YOUR TASK
Copy out each line exactly; pictures stay out of the copy.

DATA
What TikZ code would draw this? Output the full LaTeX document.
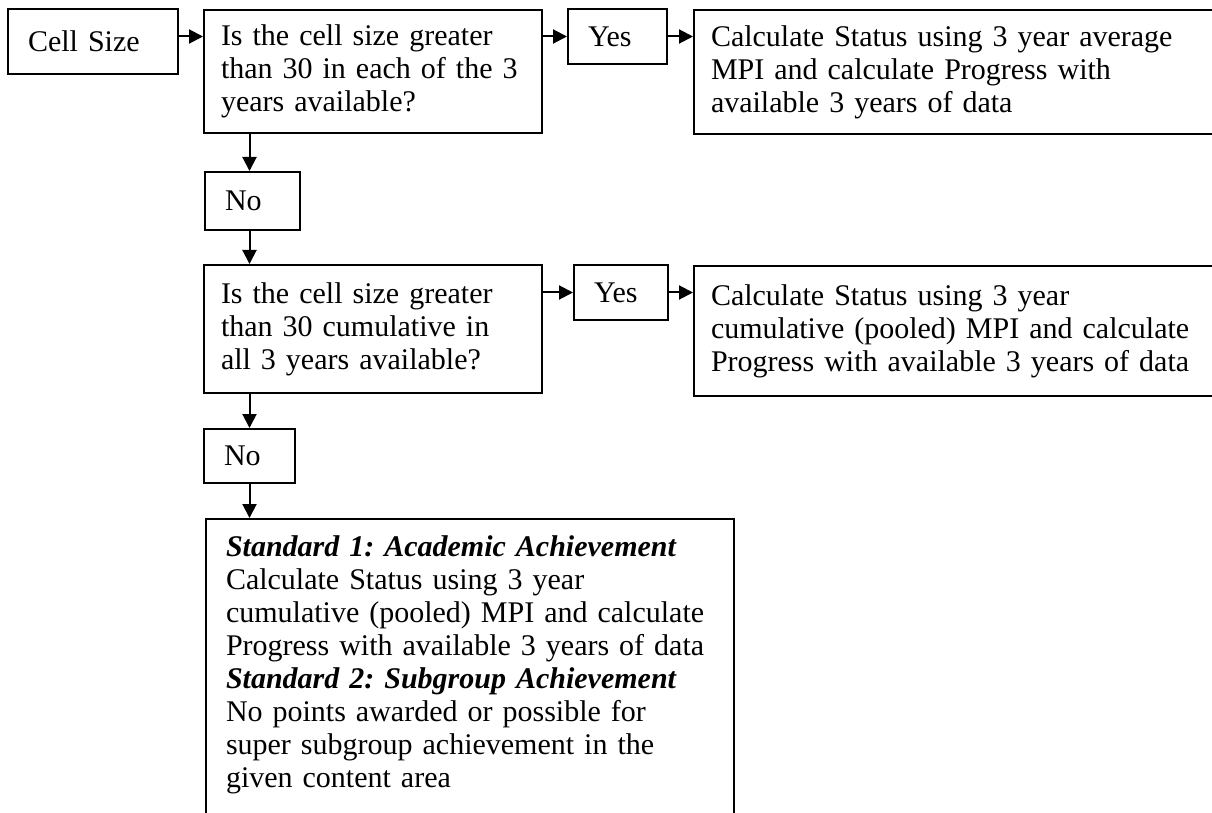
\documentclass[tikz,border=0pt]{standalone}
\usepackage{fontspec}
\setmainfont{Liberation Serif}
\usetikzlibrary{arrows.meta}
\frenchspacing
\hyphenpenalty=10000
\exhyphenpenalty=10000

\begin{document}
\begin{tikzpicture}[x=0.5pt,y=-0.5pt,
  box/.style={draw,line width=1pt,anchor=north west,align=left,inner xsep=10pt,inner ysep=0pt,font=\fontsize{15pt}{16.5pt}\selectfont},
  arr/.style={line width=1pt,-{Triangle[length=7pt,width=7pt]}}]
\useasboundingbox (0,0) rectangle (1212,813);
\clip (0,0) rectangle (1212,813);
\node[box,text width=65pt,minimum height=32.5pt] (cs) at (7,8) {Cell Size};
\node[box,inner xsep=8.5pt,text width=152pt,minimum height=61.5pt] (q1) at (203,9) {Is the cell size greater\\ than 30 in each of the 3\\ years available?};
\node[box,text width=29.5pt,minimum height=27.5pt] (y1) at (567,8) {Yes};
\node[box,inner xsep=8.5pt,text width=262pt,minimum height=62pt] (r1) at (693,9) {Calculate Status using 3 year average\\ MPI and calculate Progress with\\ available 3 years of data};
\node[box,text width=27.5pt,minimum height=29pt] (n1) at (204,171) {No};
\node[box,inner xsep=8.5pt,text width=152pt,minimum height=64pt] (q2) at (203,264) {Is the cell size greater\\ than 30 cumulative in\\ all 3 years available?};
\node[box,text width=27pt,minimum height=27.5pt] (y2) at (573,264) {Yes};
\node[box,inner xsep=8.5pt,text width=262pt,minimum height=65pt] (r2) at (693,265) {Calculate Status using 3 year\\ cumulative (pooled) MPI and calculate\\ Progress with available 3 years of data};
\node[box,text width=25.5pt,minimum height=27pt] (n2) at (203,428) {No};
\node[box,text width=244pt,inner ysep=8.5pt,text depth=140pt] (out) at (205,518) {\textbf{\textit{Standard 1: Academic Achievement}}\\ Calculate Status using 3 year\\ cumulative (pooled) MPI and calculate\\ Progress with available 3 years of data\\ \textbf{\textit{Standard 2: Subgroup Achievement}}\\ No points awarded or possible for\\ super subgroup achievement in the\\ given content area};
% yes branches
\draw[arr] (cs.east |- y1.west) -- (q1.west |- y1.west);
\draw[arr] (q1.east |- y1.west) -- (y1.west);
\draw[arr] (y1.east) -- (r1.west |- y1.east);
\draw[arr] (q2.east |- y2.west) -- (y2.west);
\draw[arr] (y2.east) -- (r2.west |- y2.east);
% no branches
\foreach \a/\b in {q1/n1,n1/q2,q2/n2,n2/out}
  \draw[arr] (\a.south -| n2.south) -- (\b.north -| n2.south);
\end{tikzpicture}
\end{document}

FINISHED ANSWER
What TikZ code would draw this? Output the full LaTeX document.
\documentclass[tikz,border=0pt]{standalone}
\usepackage{fontspec}
\setmainfont{Liberation Serif}
\usetikzlibrary{arrows.meta}
\frenchspacing
\hyphenpenalty=10000
\exhyphenpenalty=10000

\begin{document}
\begin{tikzpicture}[x=0.5pt,y=-0.5pt,
  box/.style={draw,line width=1pt,anchor=north west,align=left,inner xsep=10pt,inner ysep=0pt,font=\fontsize{15pt}{16.5pt}\selectfont},
  arr/.style={line width=1pt,-{Triangle[length=7pt,width=7pt]}}]
\useasboundingbox (0,0) rectangle (1212,813);
\clip (0,0) rectangle (1212,813);
\node[box,text width=65pt,minimum height=32.5pt] (cs) at (7,8) {Cell Size};
\node[box,inner xsep=8.5pt,text width=152pt,minimum height=61.5pt] (q1) at (203,9) {Is the cell size greater\\ than 30 in each of the 3\\ years available?};
\node[box,text width=29.5pt,minimum height=27.5pt] (y1) at (567,8) {Yes};
\node[box,inner xsep=8.5pt,text width=262pt,minimum height=62pt] (r1) at (693,9) {Calculate Status using 3 year average\\ MPI and calculate Progress with\\ available 3 years of data};
\node[box,text width=27.5pt,minimum height=29pt] (n1) at (204,171) {No};
\node[box,inner xsep=8.5pt,text width=152pt,minimum height=64pt] (q2) at (203,264) {Is the cell size greater\\ than 30 cumulative in\\ all 3 years available?};
\node[box,text width=27pt,minimum height=27.5pt] (y2) at (573,264) {Yes};
\node[box,inner xsep=8.5pt,text width=262pt,minimum height=65pt] (r2) at (693,265) {Calculate Status using 3 year\\ cumulative (pooled) MPI and calculate\\ Progress with available 3 years of data};
\node[box,text width=25.5pt,minimum height=27pt] (n2) at (203,428) {No};
\node[box,text width=244pt,inner ysep=8.5pt,text depth=140pt] (out) at (205,518) {\textbf{\textit{Standard 1: Academic Achievement}}\\ Calculate Status using 3 year\\ cumulative (pooled) MPI and calculate\\ Progress with available 3 years of data\\ \textbf{\textit{Standard 2: Subgroup Achievement}}\\ No points awarded or possible for\\ super subgroup achievement in the\\ given content area};
% yes branches
\draw[arr] (cs.east |- y1.west) -- (q1.west |- y1.west);
\draw[arr] (q1.east |- y1.west) -- (y1.west);
\draw[arr] (y1.east) -- (r1.west |- y1.east);
\draw[arr] (q2.east |- y2.west) -- (y2.west);
\draw[arr] (y2.east) -- (r2.west |- y2.east);
% no branches
\foreach \a/\b in {q1/n1,n1/q2,q2/n2,n2/out}
  \draw[arr] (\a.south -| n2.south) -- (\b.north -| n2.south);
\end{tikzpicture}
\end{document}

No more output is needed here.